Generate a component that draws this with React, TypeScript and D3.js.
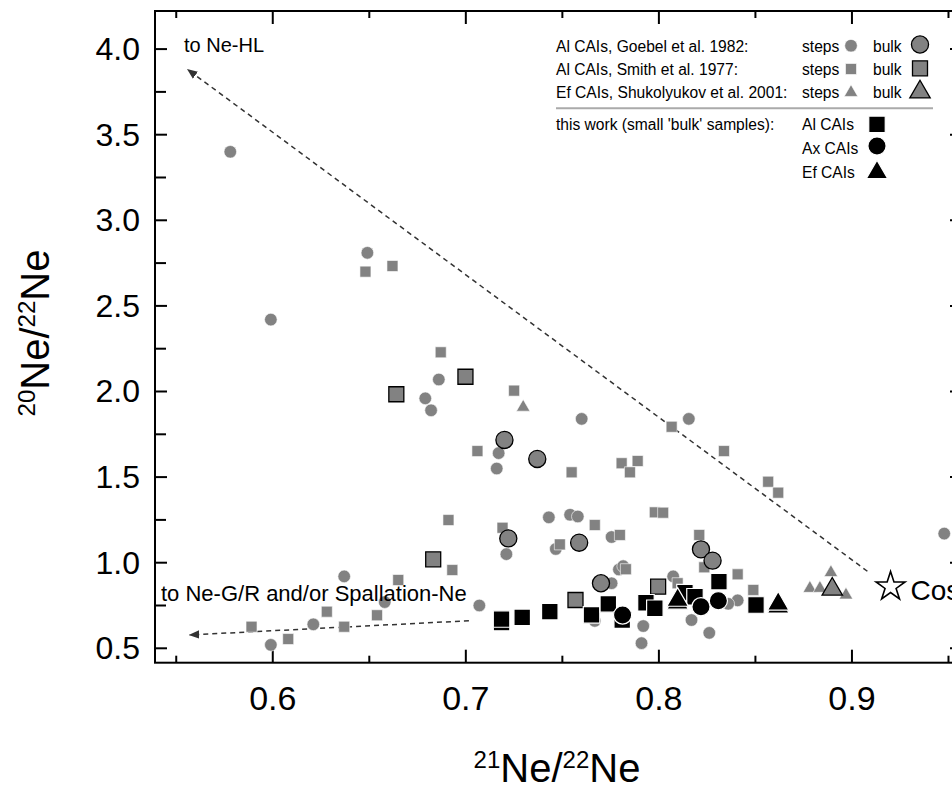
import React from "react";
import * as d3 from "d3";

// 21Ne/22Ne vs 20Ne/22Ne for CAIs
const goebelSteps = [
  [0.578, 3.4], [0.599, 2.42], [0.649, 2.81], [0.686, 2.07], [0.679, 1.96], [0.682, 1.89],
  [0.717, 1.64], [0.716, 1.55], [0.743, 1.265], [0.721, 1.05], [0.637, 0.92], [0.658, 0.77],
  [0.707, 0.75], [0.621, 0.64], [0.599, 0.52], [0.76, 1.84], [0.8155, 1.84], [0.754, 1.28],
  [0.758, 1.27], [0.7755, 1.15], [0.7466, 1.08], [0.7793, 0.96], [0.7815, 0.98], [0.8074, 0.92],
  [0.7755, 0.88], [0.8408, 0.78], [0.8359, 0.76], [0.8169, 0.665], [0.8261, 0.59], [0.7919, 0.63],
  [0.791, 0.53], [0.7668, 0.66], [0.9478, 1.17],
];
const goebelBulk = [
  [0.72, 1.717], [0.737, 1.606], [0.722, 1.142], [0.7587, 1.117], [0.8218, 1.078], [0.8278, 1.012], [0.77, 0.88],
];
const smithSteps = [
  [0.648, 2.7], [0.662, 2.733], [0.687, 2.229], [0.725, 2.005], [0.706, 1.652], [0.691, 1.249],
  [0.719, 1.204], [0.693, 0.957], [0.665, 0.899], [0.628, 0.714], [0.654, 0.693], [0.637, 0.626],
  [0.589, 0.626], [0.608, 0.554], [0.8066, 1.794], [0.8337, 1.652], [0.7548, 1.528], [0.7807, 1.581],
  [0.789, 1.594], [0.785, 1.528], [0.8566, 1.473], [0.8618, 1.409], [0.7979, 1.294], [0.8022, 1.292],
  [0.7668, 1.22], [0.7798, 1.162], [0.7487, 1.107], [0.8209, 1.162], [0.8235, 0.973], [0.7829, 0.962],
  [0.8408, 0.932], [0.8489, 0.841], [0.8097, 0.88],
];
const smithBulk = [[0.664, 1.984], [0.6998, 2.086], [0.6831, 1.02], [0.7996, 0.86], [0.7568, 0.782]];
const shukSteps = [[0.7297, 1.908], [0.8891, 0.942], [0.8782, 0.85], [0.8834, 0.85], [0.8969, 0.811]];
const shukBulk = [[0.8898, 0.845]];
const thisAl = [
  [0.7185, 0.65], [0.7185, 0.671], [0.7292, 0.681], [0.7435, 0.714], [0.7651, 0.695], [0.7738, 0.759],
  [0.781, 0.665], [0.7933, 0.766], [0.7979, 0.734], [0.8135, 0.825], [0.8187, 0.801], [0.8311, 0.889],
  [0.8503, 0.753],
];
const thisAx = [[0.7812, 0.694], [0.8218, 0.743], [0.8308, 0.778]];
const thisEf = [[0.8097, 0.765], [0.8097, 0.782], [0.8618, 0.742], [0.8618, 0.759]];
const cosmogenic = [0.92, 0.86];
const toHL = [[0.908, 0.95], [0.556, 3.88]];
const toGR = [[0.7016, 0.661], [0.557, 0.578]];

const xTicks = [0.6, 0.7, 0.8, 0.9];
const xMinor = [0.55, 0.65, 0.75, 0.85, 0.95];
const yTicks = [0.5, 1.0, 1.5, 2.0, 2.5, 3.0, 3.5, 4.0];
const yMinor = [0.75, 1.25, 1.75, 2.25, 2.75, 3.25, 3.75];

const legendRows = [
  "Al CAIs, Goebel et al. 1982:",
  "Al CAIs, Smith et al. 1977:",
  "Ef CAIs, Shukolyukov et al. 2001:",
];

const W = 952, H = 790;
const left = 155, right = 962, top = 11, bottom = 662.7;
const GREY = "#828282";
const FONT = "'Liberation Sans', Arial, sans-serif";

const x = d3.scaleLinear().domain([0.539, 0.957]).range([left, right]);
const y = d3.scaleLinear().domain([0.4159, 4.2225]).range([bottom, top]);

const sym = (type, size) => d3.symbol().type(type).size(size)();
const shapes = {
  smallCircle: sym(d3.symbolCircle, 125),
  smallSquare: sym(d3.symbolSquare, 121),
  smallTri: sym(d3.symbolTriangle, 80),
  bulkCircle: sym(d3.symbolCircle, 230),
  bulkSquare: sym(d3.symbolSquare, 225),
  bulkTri: sym(d3.symbolTriangle, 180),
  blackCircle: sym(d3.symbolCircle, 260),
  blackSquare: sym(d3.symbolSquare, 272),
  blackTri: sym(d3.symbolTriangle, 200),
  star: sym(d3.symbolStar, 260),
};

const styles = {
  small: { fill: GREY, stroke: "#fff", strokeWidth: 0.6 },
  bulk: { fill: GREY, stroke: "#000", strokeWidth: 1.3 },
  black: { fill: "#000", stroke: "#fff", strokeWidth: 1.2 },
};

function Points({ data, d, st }) {
  return (
    <g>
      {data.map((p, i) => (
        <path key={i} d={d} transform={`translate(${x(p[0])},${y(p[1])})`} {...st} />
      ))}
    </g>
  );
}

function Sym({ cx, cy, d, st }) {
  return <path d={d} transform={`translate(${cx},${cy})`} {...st} />;
}

export default function App() {
  const dash = { stroke: "#333", strokeWidth: 1.5, strokeDasharray: "5,4", fill: "none" };
  return (
    <svg width={W} height={H} style={{ position: "absolute", left: 0, top: 0, background: "#fff" }} fontFamily={FONT}>
      <defs>
        <marker id="arr" viewBox="0 0 10 10" refX="9" refY="5" markerWidth="7" markerHeight="7" orient="auto">
          <path d="M0,1 L10,5 L0,9 Z" fill="#333" />
        </marker>
        <clipPath id="plot">
          <rect x={left} y={top} width={right - left} height={bottom - top} />
        </clipPath>
      </defs>

      {/* frame */}
      <rect x={left} y={top} width={right - left} height={bottom - top} fill="none" stroke="#000" strokeWidth={2} />

      {/* x ticks bottom & top */}
      {xTicks.map((t) => (
        <g key={"x" + t}>
          <line x1={x(t)} x2={x(t)} y1={bottom} y2={bottom - 13} stroke="#000" strokeWidth={2} />
          <line x1={x(t)} x2={x(t)} y1={top} y2={top + 13} stroke="#000" strokeWidth={2} />
          <text x={x(t)} y={710} fontSize={34} textAnchor="middle">{d3.format(".1f")(t)}</text>
        </g>
      ))}
      {xMinor.map((t) => (
        <g key={"xm" + t}>
          <line x1={x(t)} x2={x(t)} y1={bottom} y2={bottom - 7} stroke="#000" strokeWidth={2} />
          <line x1={x(t)} x2={x(t)} y1={top} y2={top + 7} stroke="#000" strokeWidth={2} />
        </g>
      ))}
      {/* y ticks left & right */}
      {yTicks.map((t) => (
        <g key={"y" + t}>
          <line x1={left} x2={left + 12} y1={y(t)} y2={y(t)} stroke="#000" strokeWidth={2} />
          <line x1={right} x2={right - 12} y1={y(t)} y2={y(t)} stroke="#000" strokeWidth={2} />
          <text x={140} y={y(t)} fontSize={32} textAnchor="end" dominantBaseline="central">{d3.format(".1f")(t)}</text>
        </g>
      ))}
      {yMinor.map((t) => (
        <g key={"ym" + t}>
          <line x1={left} x2={left + 11} y1={y(t)} y2={y(t)} stroke="#000" strokeWidth={2} />
          <line x1={right} x2={right - 7} y1={y(t)} y2={y(t)} stroke="#000" strokeWidth={2} />
        </g>
      ))}

      {/* axis titles */}
      <text transform="translate(49,333) rotate(-90)" fontSize={40} textAnchor="middle">
        <tspan fontSize={24} dy={-14}>20</tspan>
        <tspan dy={14}>Ne/</tspan>
        <tspan fontSize={24} dy={-14}>22</tspan>
        <tspan dy={14}>Ne</tspan>
      </text>
      <text x={557} y={782} fontSize={40} textAnchor="middle">
        <tspan fontSize={24} dy={-14}>21</tspan>
        <tspan dy={14}>Ne/</tspan>
        <tspan fontSize={24} dy={-14}>22</tspan>
        <tspan dy={14}>Ne</tspan>
      </text>

      <g clipPath="url(#plot)">
        {/* mixing arrows */}
        <line x1={x(toHL[0][0])} y1={y(toHL[0][1])} x2={x(toHL[1][0])} y2={y(toHL[1][1])} {...dash} markerEnd="url(#arr)" />
        <line x1={x(toGR[0][0])} y1={y(toGR[0][1])} x2={x(toGR[1][0])} y2={y(toGR[1][1])} {...dash} markerEnd="url(#arr)" />

        <Points data={goebelSteps} d={shapes.smallCircle} st={styles.small} />
        <Points data={smithSteps} d={shapes.smallSquare} st={styles.small} />
        <Points data={shukSteps} d={shapes.smallTri} st={styles.small} />
        <Points data={goebelBulk} d={shapes.bulkCircle} st={styles.bulk} />
        <Points data={smithBulk} d={shapes.bulkSquare} st={styles.bulk} />
        <Points data={shukBulk} d={shapes.bulkTri} st={styles.bulk} />
        <Points data={thisAl} d={shapes.blackSquare} st={styles.black} />
        <Points data={thisEf} d={shapes.blackTri} st={styles.black} />
        <Points data={thisAx} d={shapes.blackCircle} st={styles.black} />

        <path d={shapes.star} transform={`translate(${x(cosmogenic[0])},${y(cosmogenic[1])})`} fill="#fff" stroke="#000" strokeWidth={1.6} />
        <text x={x(cosmogenic[0]) + 20} y={y(cosmogenic[1]) + 13} fontSize={28}>Cosmogenic</text>

        <text x={184} y={52} fontSize={20}>to Ne-HL</text>
        <text x={161} y={601} fontSize={22}>to Ne-G/R and/or Spallation-Ne</text>
      </g>

      {/* legend */}
      <g fontSize={15.6}>
        {legendRows.map((r, i) => (
          <g key={r}>
            <text x={556} y={51.5 + i * 23}>{r}</text>
            <text x={802} y={51.5 + i * 23}>steps</text>
            <text x={873} y={51.5 + i * 23}>bulk</text>
          </g>
        ))}
        <Sym cx={851} cy={45.7} d={shapes.smallCircle} st={styles.small} />
        <Sym cx={851} cy={69} d={shapes.smallSquare} st={styles.small} />
        <Sym cx={851} cy={92.5} d={shapes.smallTri} st={styles.small} />
        <Sym cx={920} cy={44.5} d={shapes.bulkCircle} st={styles.bulk} />
        <Sym cx={920} cy={68.3} d={shapes.bulkSquare} st={styles.bulk} />
        <Sym cx={920} cy={92} d={shapes.bulkTri} st={styles.bulk} />
        <line x1={556} x2={933} y1={108.3} y2={108.3} stroke="#aaa" strokeWidth={2} />
        <text x={556} y={130}>this work (small 'bulk' samples):</text>
        <text x={802} y={130}>Al CAIs</text>
        <text x={802} y={154}>Ax CAIs</text>
        <text x={802} y={178}>Ef CAIs</text>
        <Sym cx={877} cy={124.3} d={shapes.blackSquare} st={styles.black} />
        <Sym cx={877} cy={146} d={shapes.blackCircle} st={styles.black} />
        <Sym cx={877} cy={172.5} d={shapes.blackTri} st={styles.black} />
      </g>
    </svg>
  );
}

Your task:
Everything from the top line of the data down to and including the line with "import * as" is to be copied, except the pictures.

Worked answer:
Generate a component that draws this with React, TypeScript and D3.js.
import React from "react";
import * as d3 from "d3";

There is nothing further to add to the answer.